Agitation for a return to the plurality in the policing system began as soon as the country returned to democratic order waving federalism emblem since 1999. The drive for national consensus was kick-started by the National Governors’ Forum chaired by Governor Abdullaziz Yari of Zamfara State. Irked by the siege on his state by bandits, he threw up his hands in resignation. He washed off his hands being decorated as the chief security officer of his state, a position he saw as a joke.

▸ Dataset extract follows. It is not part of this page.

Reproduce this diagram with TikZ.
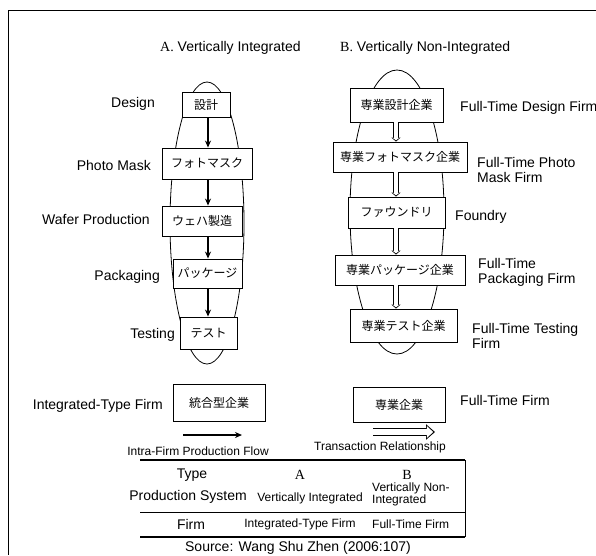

The ball is now in President Bola Tinubu’s court. And all the Senate has to do is to exhume its decision of 2018 passing a Bill on the establishment of State Police and dust it up to make easy the joint sitting of the two hallowed chambers with the House of Representatives now seemingly ready to take the much-expected next step on the matter. Every part of the country is on the same page now upon realising that it will be a delusion to think that the country can make the desired progress without a rethinking of our policing architecture. It makes it now easy for President Tinubu to cajole, to kick or to push the National Assembly for what is at stake are the lives, more of ordinary Nigerians as well as peaceful, harmonious and meaningful living by all.